**TASK DETAILS:**
Will you write out the data exactly, excluding every picture?

>> BEGIN ENTRIES SUPPLIED

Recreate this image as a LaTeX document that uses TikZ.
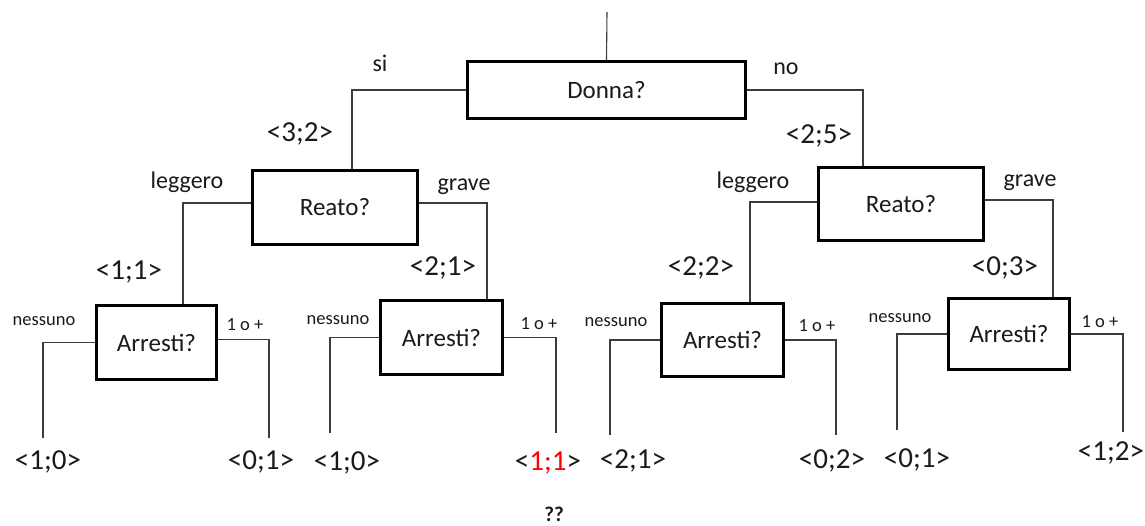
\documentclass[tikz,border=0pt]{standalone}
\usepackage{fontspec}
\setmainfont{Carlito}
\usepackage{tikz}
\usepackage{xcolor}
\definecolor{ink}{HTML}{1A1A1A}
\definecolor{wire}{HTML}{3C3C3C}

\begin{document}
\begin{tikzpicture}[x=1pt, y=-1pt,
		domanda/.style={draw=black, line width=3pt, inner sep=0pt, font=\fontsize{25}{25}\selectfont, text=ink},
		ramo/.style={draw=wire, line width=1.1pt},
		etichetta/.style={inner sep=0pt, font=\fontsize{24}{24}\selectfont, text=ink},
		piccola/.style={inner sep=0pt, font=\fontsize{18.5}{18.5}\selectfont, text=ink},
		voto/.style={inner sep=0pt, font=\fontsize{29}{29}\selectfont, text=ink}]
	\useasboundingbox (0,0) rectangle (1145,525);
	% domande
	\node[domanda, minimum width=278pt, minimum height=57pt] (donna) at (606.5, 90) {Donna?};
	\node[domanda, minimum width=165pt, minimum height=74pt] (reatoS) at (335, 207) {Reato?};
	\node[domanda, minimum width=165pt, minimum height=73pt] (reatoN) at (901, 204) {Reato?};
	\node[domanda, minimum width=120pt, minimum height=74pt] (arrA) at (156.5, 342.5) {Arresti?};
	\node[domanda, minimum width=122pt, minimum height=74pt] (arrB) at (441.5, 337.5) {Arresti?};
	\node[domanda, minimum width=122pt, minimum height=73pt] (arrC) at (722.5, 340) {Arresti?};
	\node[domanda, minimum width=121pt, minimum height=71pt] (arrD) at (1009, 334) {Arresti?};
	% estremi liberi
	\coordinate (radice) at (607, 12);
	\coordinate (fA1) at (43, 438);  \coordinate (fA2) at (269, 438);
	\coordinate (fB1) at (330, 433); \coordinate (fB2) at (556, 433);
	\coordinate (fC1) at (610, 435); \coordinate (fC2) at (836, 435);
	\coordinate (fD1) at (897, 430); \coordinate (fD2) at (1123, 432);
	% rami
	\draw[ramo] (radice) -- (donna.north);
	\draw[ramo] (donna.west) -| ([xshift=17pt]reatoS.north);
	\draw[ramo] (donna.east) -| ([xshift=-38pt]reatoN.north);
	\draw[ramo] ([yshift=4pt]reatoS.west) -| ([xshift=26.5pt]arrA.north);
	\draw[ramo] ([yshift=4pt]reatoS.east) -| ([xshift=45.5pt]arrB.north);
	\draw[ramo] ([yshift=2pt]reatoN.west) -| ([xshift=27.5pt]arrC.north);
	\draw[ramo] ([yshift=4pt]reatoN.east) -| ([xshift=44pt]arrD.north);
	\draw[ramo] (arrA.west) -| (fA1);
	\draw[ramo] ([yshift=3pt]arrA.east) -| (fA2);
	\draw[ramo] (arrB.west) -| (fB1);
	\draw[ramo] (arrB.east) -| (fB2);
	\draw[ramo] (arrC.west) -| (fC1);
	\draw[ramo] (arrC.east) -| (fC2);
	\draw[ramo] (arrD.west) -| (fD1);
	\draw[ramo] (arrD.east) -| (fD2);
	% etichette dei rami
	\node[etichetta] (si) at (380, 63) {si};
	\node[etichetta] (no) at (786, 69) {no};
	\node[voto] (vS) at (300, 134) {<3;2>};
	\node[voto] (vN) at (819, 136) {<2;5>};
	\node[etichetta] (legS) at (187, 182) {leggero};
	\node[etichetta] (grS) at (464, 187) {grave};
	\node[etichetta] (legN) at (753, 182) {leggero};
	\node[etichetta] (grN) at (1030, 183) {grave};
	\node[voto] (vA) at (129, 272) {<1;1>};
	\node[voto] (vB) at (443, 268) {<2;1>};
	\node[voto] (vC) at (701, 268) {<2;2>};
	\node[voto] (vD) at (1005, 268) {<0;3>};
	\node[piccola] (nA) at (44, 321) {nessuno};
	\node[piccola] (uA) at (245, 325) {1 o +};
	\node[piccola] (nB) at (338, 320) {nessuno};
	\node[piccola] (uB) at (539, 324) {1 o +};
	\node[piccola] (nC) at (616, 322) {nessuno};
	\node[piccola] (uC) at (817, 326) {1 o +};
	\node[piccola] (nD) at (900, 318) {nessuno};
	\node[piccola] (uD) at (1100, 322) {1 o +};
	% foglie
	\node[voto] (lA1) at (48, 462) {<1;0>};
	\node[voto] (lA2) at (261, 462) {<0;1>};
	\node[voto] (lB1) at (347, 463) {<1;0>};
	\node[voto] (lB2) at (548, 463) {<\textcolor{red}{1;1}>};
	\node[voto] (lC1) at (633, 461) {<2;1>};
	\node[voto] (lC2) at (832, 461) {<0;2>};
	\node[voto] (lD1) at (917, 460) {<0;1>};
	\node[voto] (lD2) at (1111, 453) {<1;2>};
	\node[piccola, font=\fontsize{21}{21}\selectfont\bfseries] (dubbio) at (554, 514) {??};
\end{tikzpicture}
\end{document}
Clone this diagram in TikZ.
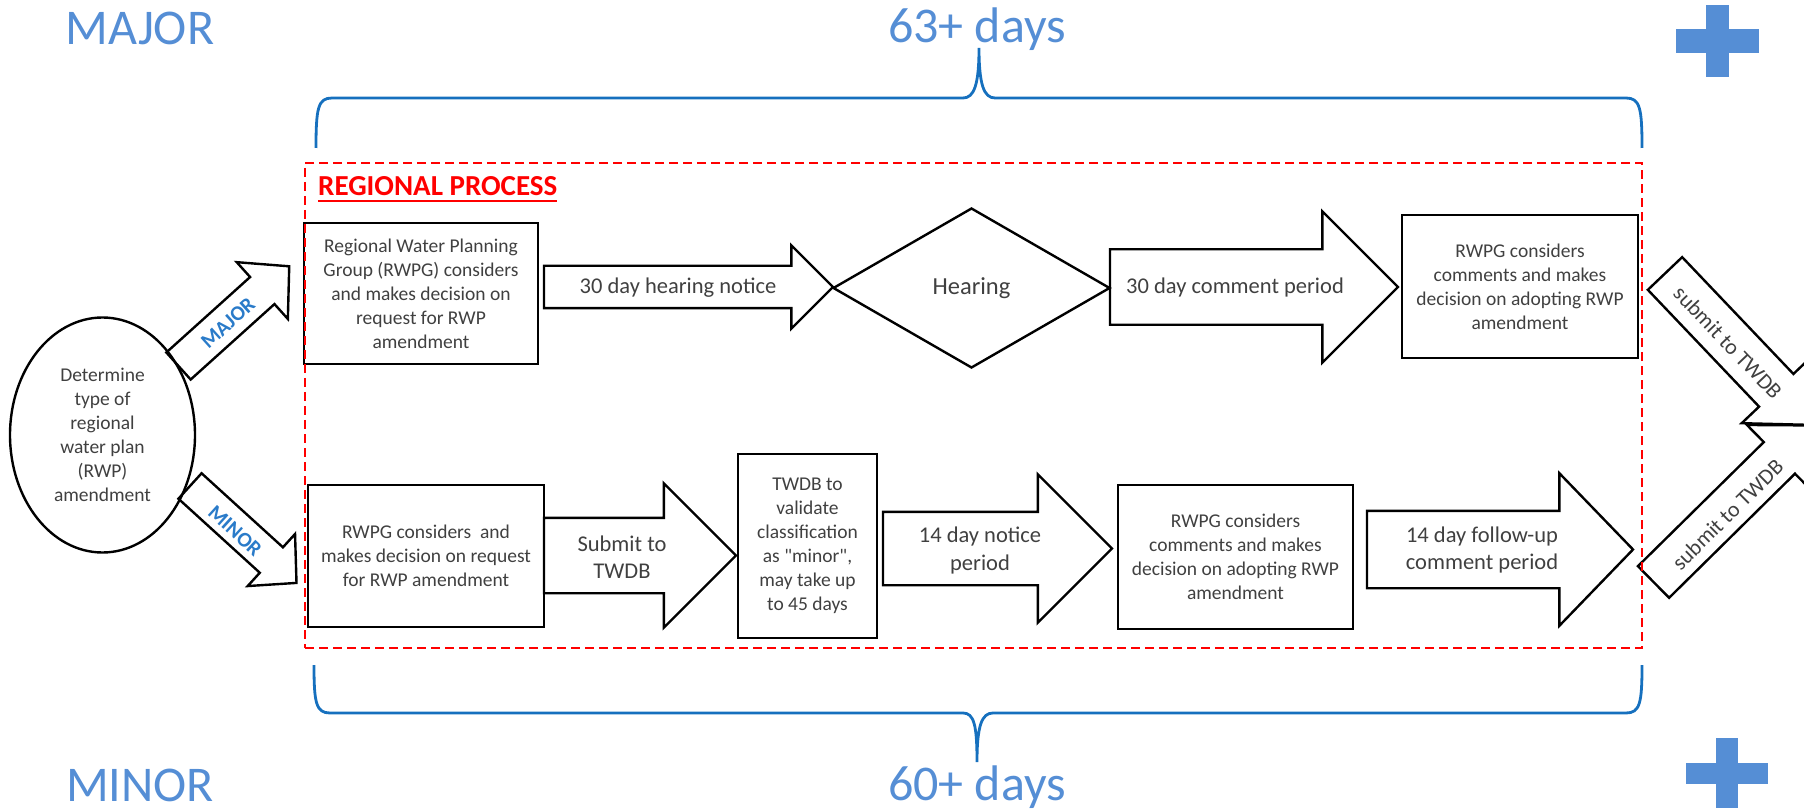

>> END ENTRIES SUPPLIED

**SOLUTION FOR THIS PROBLEM:**
Recreate this image as a LaTeX document that uses TikZ.
\documentclass[tikz,border=0pt]{standalone}
\usepackage{fontspec}
\setmainfont{Carlito}
\usepackage{tikz}
\usepackage{xcolor}
\definecolor{ink}{HTML}{1A1A1A}
\definecolor{wire}{HTML}{3C3C3C}

\begin{document}
\begin{tikzpicture}[x=1pt, y=-1pt,
		domanda/.style={draw=black, line width=3pt, inner sep=0pt, font=\fontsize{25}{25}\selectfont, text=ink},
		ramo/.style={draw=wire, line width=1.1pt},
		etichetta/.style={inner sep=0pt, font=\fontsize{24}{24}\selectfont, text=ink},
		piccola/.style={inner sep=0pt, font=\fontsize{18.5}{18.5}\selectfont, text=ink},
		voto/.style={inner sep=0pt, font=\fontsize{29}{29}\selectfont, text=ink}]
	\useasboundingbox (0,0) rectangle (1145,525);
	% domande
	\node[domanda, minimum width=278pt, minimum height=57pt] (donna) at (606.5, 90) {Donna?};
	\node[domanda, minimum width=165pt, minimum height=74pt] (reatoS) at (335, 207) {Reato?};
	\node[domanda, minimum width=165pt, minimum height=73pt] (reatoN) at (901, 204) {Reato?};
	\node[domanda, minimum width=120pt, minimum height=74pt] (arrA) at (156.5, 342.5) {Arresti?};
	\node[domanda, minimum width=122pt, minimum height=74pt] (arrB) at (441.5, 337.5) {Arresti?};
	\node[domanda, minimum width=122pt, minimum height=73pt] (arrC) at (722.5, 340) {Arresti?};
	\node[domanda, minimum width=121pt, minimum height=71pt] (arrD) at (1009, 334) {Arresti?};
	% estremi liberi
	\coordinate (radice) at (607, 12);
	\coordinate (fA1) at (43, 438);  \coordinate (fA2) at (269, 438);
	\coordinate (fB1) at (330, 433); \coordinate (fB2) at (556, 433);
	\coordinate (fC1) at (610, 435); \coordinate (fC2) at (836, 435);
	\coordinate (fD1) at (897, 430); \coordinate (fD2) at (1123, 432);
	% rami
	\draw[ramo] (radice) -- (donna.north);
	\draw[ramo] (donna.west) -| ([xshift=17pt]reatoS.north);
	\draw[ramo] (donna.east) -| ([xshift=-38pt]reatoN.north);
	\draw[ramo] ([yshift=4pt]reatoS.west) -| ([xshift=26.5pt]arrA.north);
	\draw[ramo] ([yshift=4pt]reatoS.east) -| ([xshift=45.5pt]arrB.north);
	\draw[ramo] ([yshift=2pt]reatoN.west) -| ([xshift=27.5pt]arrC.north);
	\draw[ramo] ([yshift=4pt]reatoN.east) -| ([xshift=44pt]arrD.north);
	\draw[ramo] (arrA.west) -| (fA1);
	\draw[ramo] ([yshift=3pt]arrA.east) -| (fA2);
	\draw[ramo] (arrB.west) -| (fB1);
	\draw[ramo] (arrB.east) -| (fB2);
	\draw[ramo] (arrC.west) -| (fC1);
	\draw[ramo] (arrC.east) -| (fC2);
	\draw[ramo] (arrD.west) -| (fD1);
	\draw[ramo] (arrD.east) -| (fD2);
	% etichette dei rami
	\node[etichetta] (si) at (380, 63) {si};
	\node[etichetta] (no) at (786, 69) {no};
	\node[voto] (vS) at (300, 134) {<3;2>};
	\node[voto] (vN) at (819, 136) {<2;5>};
	\node[etichetta] (legS) at (187, 182) {leggero};
	\node[etichetta] (grS) at (464, 187) {grave};
	\node[etichetta] (legN) at (753, 182) {leggero};
	\node[etichetta] (grN) at (1030, 183) {grave};
	\node[voto] (vA) at (129, 272) {<1;1>};
	\node[voto] (vB) at (443, 268) {<2;1>};
	\node[voto] (vC) at (701, 268) {<2;2>};
	\node[voto] (vD) at (1005, 268) {<0;3>};
	\node[piccola] (nA) at (44, 321) {nessuno};
	\node[piccola] (uA) at (245, 325) {1 o +};
	\node[piccola] (nB) at (338, 320) {nessuno};
	\node[piccola] (uB) at (539, 324) {1 o +};
	\node[piccola] (nC) at (616, 322) {nessuno};
	\node[piccola] (uC) at (817, 326) {1 o +};
	\node[piccola] (nD) at (900, 318) {nessuno};
	\node[piccola] (uD) at (1100, 322) {1 o +};
	% foglie
	\node[voto] (lA1) at (48, 462) {<1;0>};
	\node[voto] (lA2) at (261, 462) {<0;1>};
	\node[voto] (lB1) at (347, 463) {<1;0>};
	\node[voto] (lB2) at (548, 463) {<\textcolor{red}{1;1}>};
	\node[voto] (lC1) at (633, 461) {<2;1>};
	\node[voto] (lC2) at (832, 461) {<0;2>};
	\node[voto] (lD1) at (917, 460) {<0;1>};
	\node[voto] (lD2) at (1111, 453) {<1;2>};
	\node[piccola, font=\fontsize{21}{21}\selectfont\bfseries] (dubbio) at (554, 514) {??};
\end{tikzpicture}
\end{document}
Clone this diagram in TikZ.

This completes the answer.